In reality, it took Disney twenty years to even secure the rights for the film version, and another two to get the project, for which Travers had script approval of, into actual production! The film condenses a lot of the actual events for obvious reasons, and rethinks others for storytelling purposes, or at least “if it didn’t happen this way, it should have” reasons, such as the show-stopping bit at Disneyland, where Walt himself treats a not-altogether-willing Travers to a trip to the park himself, which never happened. (In reality, he had his people do a lot of the stuff depicted in the movie, including foisting Travers on his brother, Roy, for the Disneyland trip.)
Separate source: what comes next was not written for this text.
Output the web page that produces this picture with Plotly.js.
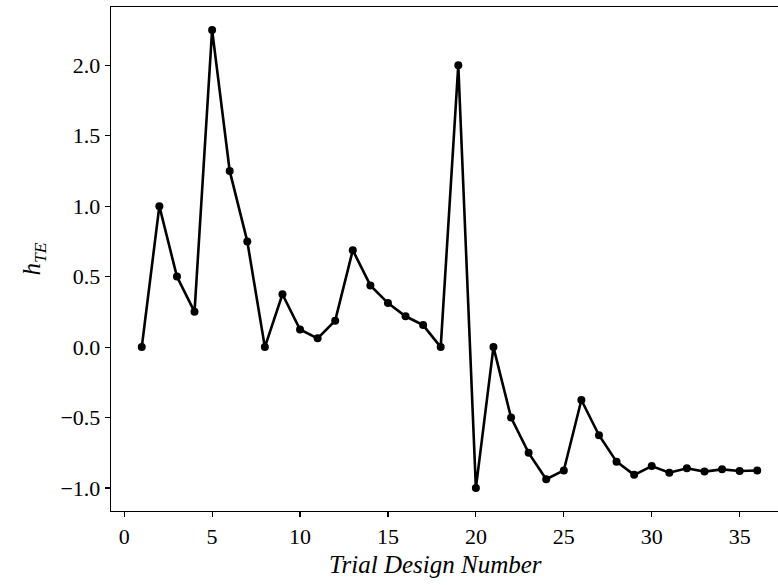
<!DOCTYPE html>
<html>
<head>
<meta charset="utf-8">
<script src="https://cdn.plot.ly/plotly-3.0.1.min.js"></script>
<style>
html,body{margin:0;padding:0;overflow:hidden;background:#fff;width:778px;height:585px;}
#chart{width:790px;height:585px;}
</style>
</head>
<body>
<div id="chart"></div>
<script>
const trialNumbers = [1,2,3,4,5,6,7,8,9,10,11,12,13,14,15,16,17,18,19,20,21,22,23,24,25,26,27,28,29,30,31,32,33,34,35,36];
const hTE = [0, 1.0, 0.5, 0.25, 2.25, 1.25, 0.75, 0, 0.375, 0.125, 0.0625, 0.1875, 0.6875, 0.4375, 0.3125, 0.21875, 0.15625, 0,
             2.0, -1.0, 0, -0.5, -0.75, -0.9375, -0.875, -0.375, -0.625, -0.8125, -0.90625, -0.84375, -0.890625, -0.859375,
             -0.8828, -0.8672, -0.8789, -0.875];
const xTicks = [0,5,10,15,20,25,30,35];
const yTicks = [-1.0,-0.5,0.0,0.5,1.0,1.5,2.0];
const xTitle = 'Trial Design Number';

const fam = '"Liberation Serif", "DejaVu Serif", serif';
const tickFont = {family: fam, size: 22, color: '#000'};
const titleFont = {family: fam, size: 25, color: '#000'};

Plotly.newPlot('chart', [{
  x: trialNumbers, y: hTE, type: 'scatter', mode: 'lines+markers',
  line: {color: '#000', width: 2.6},
  marker: {color: '#000', size: 8}
}], {
  width: 790, height: 585,
  margin: {l: 111, r: 2, t: 7, b: 74},
  paper_bgcolor: '#fff', plot_bgcolor: '#fff',
  showlegend: false,
  font: tickFont,
  xaxis: {
    range: [-0.75, 37.75], tickvals: xTicks, ticktext: xTicks.map(String),
    ticks: 'outside', ticklen: 5, tickwidth: 1.2, tickcolor: '#000',
    showline: true, mirror: true, linecolor: '#000', linewidth: 1.3,
    showgrid: false, zeroline: false,
    tickfont: tickFont
  },
  yaxis: {
    range: [-1.1625, 2.4125], tickvals: yTicks, tickformat: '.1f',
    ticks: 'outside', ticklen: 5, tickwidth: 1.2, tickcolor: '#000',
    showline: true, mirror: true, linecolor: '#000', linewidth: 1.3,
    showgrid: false, zeroline: false,
    tickfont: tickFont,
    title: {text: '<i>h</i><sub><i>TE</i></sub>', font: titleFont, standoff: 12}
  },
  annotations: [{
    text: '<i>' + xTitle + '</i>', xref: 'paper', yref: 'paper',
    x: 0.479, y: -0.107, xanchor: 'center', yanchor: 'middle',
    showarrow: false, font: titleFont
  }]
}, {displayModeBar: false, staticPlot: true});
</script>
</body>
</html>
Still, this is no sanitized Disney film that seeks to rewrite history or white-wash a lot of the actual events or the people involved. As depicted here, Walt is a hands-on boss that involves himself in everything, and is not above the occasional drink or cigarette or raising his voice when needed; while Travers is a buttoned-down, prim and proper type that objects to Disney and his people’s efforts at nearly every turn. Likewise, her past, which is shown in flashbacks, is shown in a warts-and-all fashion, including the alcoholism that killed her father, here played by an arguably never-better Colin Farrell, as the real-life Mr. Banks that inspired Travers’ character in “Mary Poppins.”
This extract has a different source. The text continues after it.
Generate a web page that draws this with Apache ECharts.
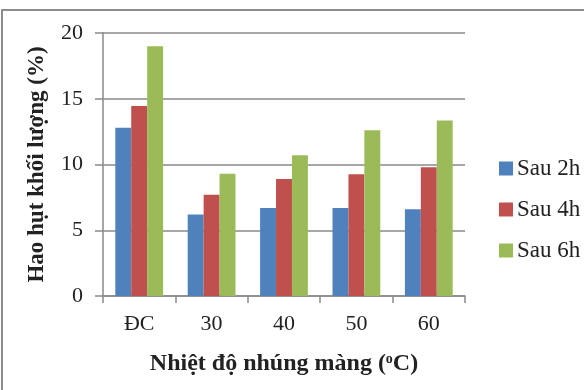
<!DOCTYPE html>
<html><head><meta charset="utf-8">
<script src="https://cdn.jsdelivr.net/npm/echarts@6/dist/echarts.min.js"></script>
<style>html,body{margin:0;padding:0;background:#fff}#c{width:584px;height:390px}</style>
</head><body><div id="c"></div>
<script>
var categories = ['ĐC', '30', '40', '50', '60'];
var sau2h = [12.8, 6.2, 6.7, 6.7, 6.6];
var sau4h = [14.45, 7.7, 8.9, 9.25, 9.8];
var sau6h = [19.0, 9.3, 10.7, 12.6, 13.35];
var seriesNames = ['Sau 2h', 'Sau 4h', 'Sau 6h'];
var colors = ['#4F81BD', '#C0504D', '#9BBB59'];
var font = 'Liberation Serif';

var chart = echarts.init(document.getElementById('c'));
var data = [sau2h, sau4h, sau6h];
chart.setOption({
  animation: false,
  color: colors,
  graphic: [{type: 'rect', shape: {x: 2, y: 10, width: 600, height: 400}, style: {fill: 'none', stroke: '#8c8c8c', lineWidth: 2}}],
  grid: {left: 103, right: 119, top: 33, bottom: 94},
  legend: {
    orient: 'vertical', left: 494, top: 152, itemGap: 18,
    itemWidth: 14, itemHeight: 14, icon: 'rect',
    textStyle: {fontFamily: font, fontSize: 23, color: '#222', padding: [0, 0, 0, -1]},
    data: seriesNames
  },
  xAxis: {
    type: 'category', data: categories,
    axisLine: {lineStyle: {color: '#8a8a8a', width: 1.5}},
    axisTick: {show: true, length: 7, lineStyle: {color: '#8a8a8a', width: 1.5}},
    axisLabel: {fontFamily: font, fontSize: 22, color: '#222', margin: 17},
    name: '{a|Nhiệt độ nhúng màng (}{s|o}{a|C)}', nameLocation: 'middle', nameGap: 56,
    nameTextStyle: {rich: {a: {fontFamily: font, fontSize: 24, fontWeight: 'bold', color: '#222'},
                            s: {fontFamily: font, fontSize: 14, fontWeight: 'bold', color: '#222', verticalAlign: 'top', padding: [0,0,10,0]}}}
  },
  yAxis: {
    type: 'value', min: 0, max: 20, interval: 5,
    axisLine: {show: true, lineStyle: {color: '#8a8a8a', width: 1.5}},
    axisTick: {show: true, length: 8, lineStyle: {color: '#8a8a8a', width: 1.5}},
    splitLine: {lineStyle: {color: '#8a8a8a', width: 1.5}},
    axisLabel: {fontFamily: font, fontSize: 22, color: '#222', margin: 20},
    name: 'Hao hụt khối lượng (%)', nameLocation: 'middle', nameGap: 54, nameRotate: 90,
    nameTextStyle: {fontFamily: font, fontSize: 23, fontWeight: 'bold', color: '#222'}
  },
  series: seriesNames.map(function (n, i) {
    return {name: n, type: 'bar', data: data[i], barGap: '0%', barCategoryGap: '34%', itemStyle: {color: colors[i]}};
  })
});
</script></body></html>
This is fine filmmaking across the board, from the casting- which also includes Jason Schwartzman and B.J. Novak as the music-writing Sherman Brothers; Paul Giamatti as Travers’ driver; and Rachel Griffiths’ as Travers’ aunt, who served as the inspiration for Poppins herself- to the script, which is full of delightful touches, such as Travers’ reservations about some of the Sherman Brothers more off-kilter lyrics, i.e. “Supercalifragilisticexpialidocious,” which should’ve caused my spell check to self-destruct but surprisingly didn’t- that’s how much a part of pop culture that word is! And how awesome is it to see Disneyland circa the early 60s recreated? This is just great subject matter, plain and simple, and it lends itself wonderfully to a movie. Hell, I even got a little misty-eyed here and there, and that rarely happens anymore to this (semi) hardened critic. (I blame “Twilight.”)
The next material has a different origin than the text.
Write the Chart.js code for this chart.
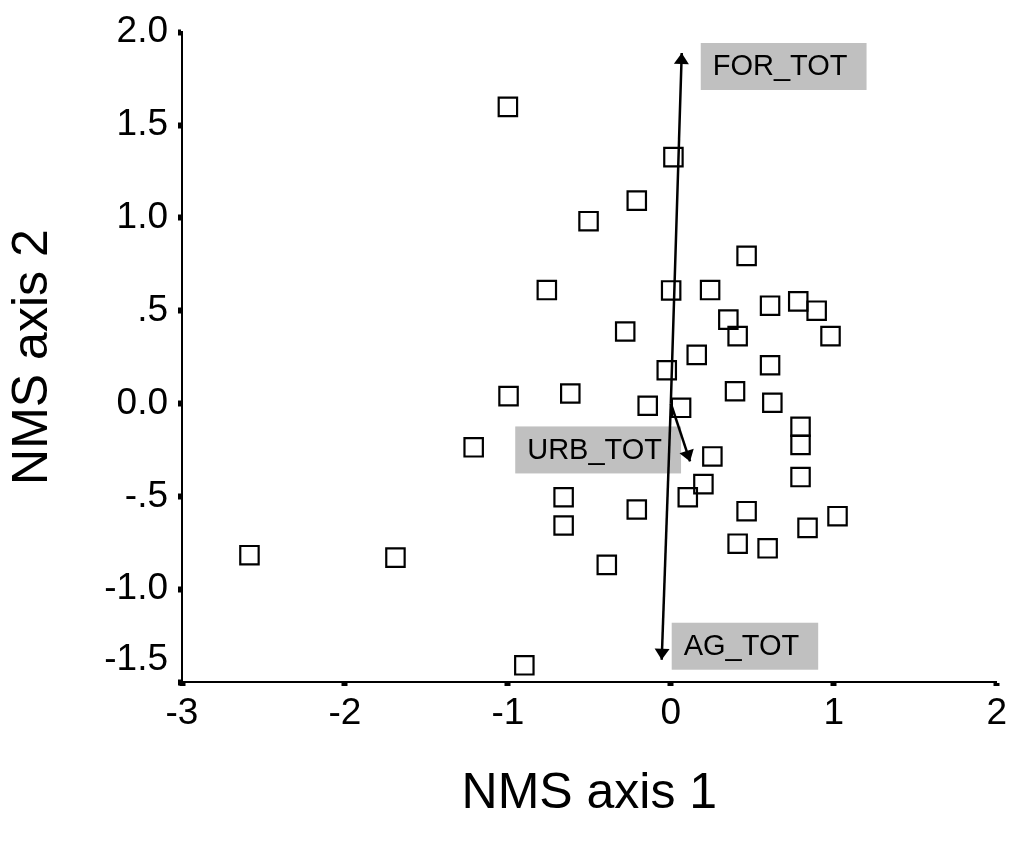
<!DOCTYPE html>
<html>
<head>
<meta charset="utf-8">
<title>NMS ordination</title>
<script src="https://cdn.jsdelivr.net/npm/chart.js@4/dist/chart.umd.min.js"></script>
<style>
  html, body { margin: 0; padding: 0; background: #fff; }
  #wrap { width: 1013px; height: 842px; }
</style>
</head>
<body>
<div id="wrap"><canvas id="chart-nms" width="1013" height="842"></canvas></div>
<script>
// site scores on the two NMS axes
const siteX = [
  -2.586, -1.690, -1.210, -1.000, -0.996, -0.899, -0.761, -0.658, -0.658, -0.617,
  -0.393, -0.505, -0.280, -0.209, -0.209, -0.142, -0.025, 0.002, 0.016, 0.063,
  0.104, 0.159, 0.200, 0.241, 0.255, 0.353, 0.394, 0.410, 0.410, 0.465,
  0.465, 0.594, 0.609, 0.609, 0.623, 0.782, 0.796, 0.796, 0.796, 0.839,
  0.895, 0.980, 1.023
];
const siteY = [
  -0.817, -0.830, -0.236, 1.598, 0.040, -1.410, 0.611, -0.505, -0.657, 0.054,
  -0.869, 0.982, 0.388, 1.093, -0.571, -0.012, 0.179, 0.609, 1.327, -0.023,
  -0.505, 0.262, -0.434, 0.611, -0.285, 0.452, 0.066, 0.363, -0.755, 0.795,
  -0.580, -0.780, 0.527, 0.206, 0.004, 0.550, -0.125, -0.223, -0.396, -0.670,
  0.500, 0.363, -0.607
];

// land-use vectors (joint plot)
const vectorNames = ['FOR_TOT', 'URB_TOT', 'AG_TOT'];
const vectorX = [0.067, 0.118, -0.056];
const vectorY = [1.888, -0.312, -1.380];

const xTickValues = [-3, -2, -1, 0, 1, 2];
const yTickValues = [-1.5, -1.0, -0.5, 0.0, 0.5, 1.0, 1.5, 2.0];
const yTickLabels = ['-1.5', '-1.0', '-.5', '0.0', '.5', '1.0', '1.5', '2.0'];

const FONT = "'Liberation Sans', Arial, sans-serif";

// where each vector label box sits relative to its arrow tip
const labelPlacement = {
  FOR_TOT: { dx: 19, dy: -10, anchor: 'left' },
  URB_TOT: { dx: -9, dy: -35, anchor: 'right' },
  AG_TOT: { dx: 10, dy: -37, anchor: 'left' }
};

function vectorTip(chart, i) {
  const xs = chart.scales.x;
  const ys = chart.scales.y;
  return {
    x: xs.getPixelForValue(vectorX[i]),
    y: ys.getPixelForValue(vectorY[i])
  };
}

const vectorPlugin = {
  id: 'vectorLabels',
  beforeDatasetsDraw(chart) {
    const ctx = chart.ctx;
    ctx.save();
    ctx.font = '29px ' + FONT;
    ctx.textBaseline = 'middle';
    vectorNames.forEach((name, i) => {
      const tip = vectorTip(chart, i);
      const p = labelPlacement[name];
      const w = ctx.measureText(name).width + 31;
      const h = 47;
      const left = p.anchor === 'left' ? tip.x + p.dx : tip.x + p.dx - w;
      const top = tip.y + p.dy;
      ctx.fillStyle = '#c0c0c0';
      ctx.fillRect(left, top, w, h);
      ctx.fillStyle = '#000';
      ctx.textAlign = 'left';
      ctx.fillText(name, left + 12, top + h / 2 + 1);
    });
    ctx.restore();
  },
  afterDatasetsDraw(chart) {
    const ctx = chart.ctx;
    const xs = chart.scales.x;
    const ys = chart.scales.y;
    const ox = xs.getPixelForValue(0);
    const oy = ys.getPixelForValue(0);
    ctx.save();
    ctx.fillStyle = '#000';
    vectorNames.forEach((name, i) => {
      const tip = vectorTip(chart, i);
      const a = Math.atan2(tip.y - oy, tip.x - ox);
      const len = 11;
      const half = 7.5;
      const bx = tip.x - len * Math.cos(a);
      const by = tip.y - len * Math.sin(a);
      ctx.beginPath();
      ctx.moveTo(tip.x, tip.y);
      ctx.lineTo(bx + half * Math.sin(a), by - half * Math.cos(a));
      ctx.lineTo(bx - half * Math.sin(a), by + half * Math.cos(a));
      ctx.closePath();
      ctx.fill();
    });
    ctx.restore();
  }
};

function buildChart() {
  const el = document.getElementById('chart-nms');

  const sites = siteX.map((x, i) => ({ x: x, y: siteY[i] }));
  const vectorSets = vectorNames.map((name, i) => ({
    label: name,
    data: [{ x: 0, y: 0 }, { x: vectorX[i], y: vectorY[i] }],
    showLine: true,
    borderColor: '#000',
    borderWidth: 2.5,
    pointRadius: 0,
    fill: false
  }));

  const tickFont = { family: FONT, size: 37 };
  const titleFont = { family: FONT, size: 50 };

  return new Chart(el, {
    type: 'scatter',
    data: {
      datasets: [
        {
          label: 'sites',
          data: sites,
          pointStyle: 'rect',
          pointRadius: 13,
          pointHoverRadius: 13,
          pointBorderWidth: 2.2,
          pointBorderColor: '#000',
          pointBackgroundColor: 'rgba(0,0,0,0)'
        },
        ...vectorSets
      ]
    },
    options: {
      responsive: false,
      animation: false,
      devicePixelRatio: 1,
      layout: { padding: { left: 0, top: 28, right: 15, bottom: 0 } },
      plugins: { legend: { display: false }, tooltip: { enabled: false } },
      scales: {
        x: {
          type: 'linear',
          min: -3,
          max: 2,
          afterBuildTicks: (s) => { s.ticks = xTickValues.map((v) => ({ value: v })); },
          afterFit: (s) => { s.height = 160; },
          border: { display: true, color: '#000', width: 2 },
          grid: { drawOnChartArea: false, drawTicks: true, tickLength: 4, tickWidth: 6, tickColor: '#000' },
          ticks: { color: '#000', font: tickFont, padding: 6, maxRotation: 0, autoSkip: false },
          title: { display: true, text: 'NMS axis 1', color: '#000', font: titleFont, padding: { top: 0, bottom: 18 } }
        },
        y: {
          type: 'linear',
          min: -1.5,
          max: 2.0,
          afterBuildTicks: (s) => { s.ticks = yTickValues.map((v) => ({ value: v })); },
          afterFit: (s) => { s.width = 182; },
          border: { display: true, color: '#000', width: 2 },
          grid: { drawOnChartArea: false, drawTicks: true, tickLength: 4, tickWidth: 6, tickColor: '#000' },
          ticks: {
            color: '#000',
            font: tickFont,
            padding: 10,
            autoSkip: false,
            callback: (v) => {
              const idx = yTickValues.findIndex((t) => Math.abs(t - v) < 1e-9);
              if (idx < 0) return '';
              // bottom label is lifted clear of the x axis labels
              return idx === 0 ? [yTickLabels[idx], ''] : yTickLabels[idx];
            }
          },
          title: { display: true, text: 'NMS axis 2', color: '#000', font: titleFont, padding: { top: 3, bottom: 0 } }
        }
      }
    },
    plugins: [vectorPlugin]
  });
}

window.onload = buildChart;
</script>
</body>
</html>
So, if you’re looking for a film that entertains children and their parents alike, you could do a lot worse. It may be a little more geared to the adults than the kids, actually, but it’s entertaining enough that they shouldn’t care too much. (For the record, my tween-age nieces liked it just fine, though they are well-versed in the Disney, including having seen “Mary Poppins” beforehand long ago.) I’m going to give it an A+ and keep my fingers crossed come Oscar time. It might not sweep the ceremony- there’s stiff competition this year in particular- but it should at the very least garner some well-earned nods.